Set exercise =>
Every line below is to be copied exactly, with the pictures left out.

※

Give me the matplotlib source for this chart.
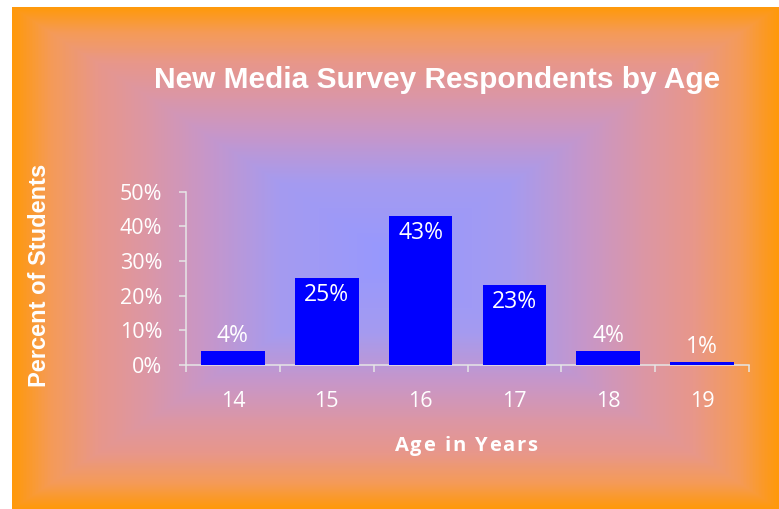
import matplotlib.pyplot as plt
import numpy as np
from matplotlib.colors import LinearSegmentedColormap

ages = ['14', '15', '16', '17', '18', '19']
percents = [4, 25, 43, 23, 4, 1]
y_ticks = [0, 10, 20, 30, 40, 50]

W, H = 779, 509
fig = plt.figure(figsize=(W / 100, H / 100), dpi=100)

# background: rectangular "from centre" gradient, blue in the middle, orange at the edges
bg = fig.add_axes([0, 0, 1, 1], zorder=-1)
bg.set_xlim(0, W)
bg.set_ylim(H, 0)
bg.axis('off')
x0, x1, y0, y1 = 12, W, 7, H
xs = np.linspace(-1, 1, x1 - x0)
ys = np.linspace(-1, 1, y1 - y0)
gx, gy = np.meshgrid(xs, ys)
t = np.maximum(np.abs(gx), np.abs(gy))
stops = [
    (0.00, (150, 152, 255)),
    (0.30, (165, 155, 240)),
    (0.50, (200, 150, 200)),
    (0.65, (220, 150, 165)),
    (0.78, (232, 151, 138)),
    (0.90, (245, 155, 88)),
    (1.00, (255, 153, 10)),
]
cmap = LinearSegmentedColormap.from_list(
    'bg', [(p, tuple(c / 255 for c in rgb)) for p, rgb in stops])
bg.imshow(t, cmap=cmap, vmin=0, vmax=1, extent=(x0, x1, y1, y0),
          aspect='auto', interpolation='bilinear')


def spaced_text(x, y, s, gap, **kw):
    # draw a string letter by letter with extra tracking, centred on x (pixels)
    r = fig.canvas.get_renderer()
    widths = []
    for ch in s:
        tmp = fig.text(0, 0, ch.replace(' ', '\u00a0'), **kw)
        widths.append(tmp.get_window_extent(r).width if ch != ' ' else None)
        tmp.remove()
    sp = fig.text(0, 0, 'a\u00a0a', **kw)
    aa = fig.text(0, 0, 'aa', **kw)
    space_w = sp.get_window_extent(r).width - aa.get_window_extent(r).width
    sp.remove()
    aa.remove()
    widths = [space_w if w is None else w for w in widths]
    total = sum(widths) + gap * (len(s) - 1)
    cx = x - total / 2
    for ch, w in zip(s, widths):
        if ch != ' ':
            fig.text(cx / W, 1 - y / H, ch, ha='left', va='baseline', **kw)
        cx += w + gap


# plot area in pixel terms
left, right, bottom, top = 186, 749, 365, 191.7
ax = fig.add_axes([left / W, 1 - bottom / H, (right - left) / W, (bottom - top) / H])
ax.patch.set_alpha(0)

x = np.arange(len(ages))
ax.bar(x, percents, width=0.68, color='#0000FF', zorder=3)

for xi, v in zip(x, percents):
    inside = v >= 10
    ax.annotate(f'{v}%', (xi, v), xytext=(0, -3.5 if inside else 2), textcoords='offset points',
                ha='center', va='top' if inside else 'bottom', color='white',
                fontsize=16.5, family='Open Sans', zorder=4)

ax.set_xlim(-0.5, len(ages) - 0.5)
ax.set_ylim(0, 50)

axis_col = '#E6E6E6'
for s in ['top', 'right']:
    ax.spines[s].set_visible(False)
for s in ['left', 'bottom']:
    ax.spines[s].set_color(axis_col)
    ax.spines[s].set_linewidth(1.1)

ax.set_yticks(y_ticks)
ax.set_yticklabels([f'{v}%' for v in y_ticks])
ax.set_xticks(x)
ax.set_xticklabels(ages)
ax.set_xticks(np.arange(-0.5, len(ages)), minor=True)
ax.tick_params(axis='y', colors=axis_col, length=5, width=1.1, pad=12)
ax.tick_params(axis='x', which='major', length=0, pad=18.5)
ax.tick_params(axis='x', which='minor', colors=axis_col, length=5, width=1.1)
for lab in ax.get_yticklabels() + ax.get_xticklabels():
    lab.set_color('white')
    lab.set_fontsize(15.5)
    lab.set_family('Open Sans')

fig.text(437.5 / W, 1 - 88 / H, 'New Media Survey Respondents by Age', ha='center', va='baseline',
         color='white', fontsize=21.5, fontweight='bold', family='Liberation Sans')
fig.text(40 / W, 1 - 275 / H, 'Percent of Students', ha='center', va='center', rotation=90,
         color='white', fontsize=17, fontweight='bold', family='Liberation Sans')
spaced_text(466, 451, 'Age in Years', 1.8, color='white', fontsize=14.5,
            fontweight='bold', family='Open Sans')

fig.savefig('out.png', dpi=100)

※

Right answer =>
Give me the matplotlib source for this chart.
import matplotlib.pyplot as plt
import numpy as np
from matplotlib.colors import LinearSegmentedColormap

ages = ['14', '15', '16', '17', '18', '19']
percents = [4, 25, 43, 23, 4, 1]
y_ticks = [0, 10, 20, 30, 40, 50]

W, H = 779, 509
fig = plt.figure(figsize=(W / 100, H / 100), dpi=100)

# background: rectangular "from centre" gradient, blue in the middle, orange at the edges
bg = fig.add_axes([0, 0, 1, 1], zorder=-1)
bg.set_xlim(0, W)
bg.set_ylim(H, 0)
bg.axis('off')
x0, x1, y0, y1 = 12, W, 7, H
xs = np.linspace(-1, 1, x1 - x0)
ys = np.linspace(-1, 1, y1 - y0)
gx, gy = np.meshgrid(xs, ys)
t = np.maximum(np.abs(gx), np.abs(gy))
stops = [
    (0.00, (150, 152, 255)),
    (0.30, (165, 155, 240)),
    (0.50, (200, 150, 200)),
    (0.65, (220, 150, 165)),
    (0.78, (232, 151, 138)),
    (0.90, (245, 155, 88)),
    (1.00, (255, 153, 10)),
]
cmap = LinearSegmentedColormap.from_list(
    'bg', [(p, tuple(c / 255 for c in rgb)) for p, rgb in stops])
bg.imshow(t, cmap=cmap, vmin=0, vmax=1, extent=(x0, x1, y1, y0),
          aspect='auto', interpolation='bilinear')


def spaced_text(x, y, s, gap, **kw):
    # draw a string letter by letter with extra tracking, centred on x (pixels)
    r = fig.canvas.get_renderer()
    widths = []
    for ch in s:
        tmp = fig.text(0, 0, ch.replace(' ', '\u00a0'), **kw)
        widths.append(tmp.get_window_extent(r).width if ch != ' ' else None)
        tmp.remove()
    sp = fig.text(0, 0, 'a\u00a0a', **kw)
    aa = fig.text(0, 0, 'aa', **kw)
    space_w = sp.get_window_extent(r).width - aa.get_window_extent(r).width
    sp.remove()
    aa.remove()
    widths = [space_w if w is None else w for w in widths]
    total = sum(widths) + gap * (len(s) - 1)
    cx = x - total / 2
    for ch, w in zip(s, widths):
        if ch != ' ':
            fig.text(cx / W, 1 - y / H, ch, ha='left', va='baseline', **kw)
        cx += w + gap


# plot area in pixel terms
left, right, bottom, top = 186, 749, 365, 191.7
ax = fig.add_axes([left / W, 1 - bottom / H, (right - left) / W, (bottom - top) / H])
ax.patch.set_alpha(0)

x = np.arange(len(ages))
ax.bar(x, percents, width=0.68, color='#0000FF', zorder=3)

for xi, v in zip(x, percents):
    inside = v >= 10
    ax.annotate(f'{v}%', (xi, v), xytext=(0, -3.5 if inside else 2), textcoords='offset points',
                ha='center', va='top' if inside else 'bottom', color='white',
                fontsize=16.5, family='Open Sans', zorder=4)

ax.set_xlim(-0.5, len(ages) - 0.5)
ax.set_ylim(0, 50)

axis_col = '#E6E6E6'
for s in ['top', 'right']:
    ax.spines[s].set_visible(False)
for s in ['left', 'bottom']:
    ax.spines[s].set_color(axis_col)
    ax.spines[s].set_linewidth(1.1)

ax.set_yticks(y_ticks)
ax.set_yticklabels([f'{v}%' for v in y_ticks])
ax.set_xticks(x)
ax.set_xticklabels(ages)
ax.set_xticks(np.arange(-0.5, len(ages)), minor=True)
ax.tick_params(axis='y', colors=axis_col, length=5, width=1.1, pad=12)
ax.tick_params(axis='x', which='major', length=0, pad=18.5)
ax.tick_params(axis='x', which='minor', colors=axis_col, length=5, width=1.1)
for lab in ax.get_yticklabels() + ax.get_xticklabels():
    lab.set_color('white')
    lab.set_fontsize(15.5)
    lab.set_family('Open Sans')

fig.text(437.5 / W, 1 - 88 / H, 'New Media Survey Respondents by Age', ha='center', va='baseline',
         color='white', fontsize=21.5, fontweight='bold', family='Liberation Sans')
fig.text(40 / W, 1 - 275 / H, 'Percent of Students', ha='center', va='center', rotation=90,
         color='white', fontsize=17, fontweight='bold', family='Liberation Sans')
spaced_text(466, 451, 'Age in Years', 1.8, color='white', fontsize=14.5,
            fontweight='bold', family='Open Sans')

fig.savefig('out.png', dpi=100)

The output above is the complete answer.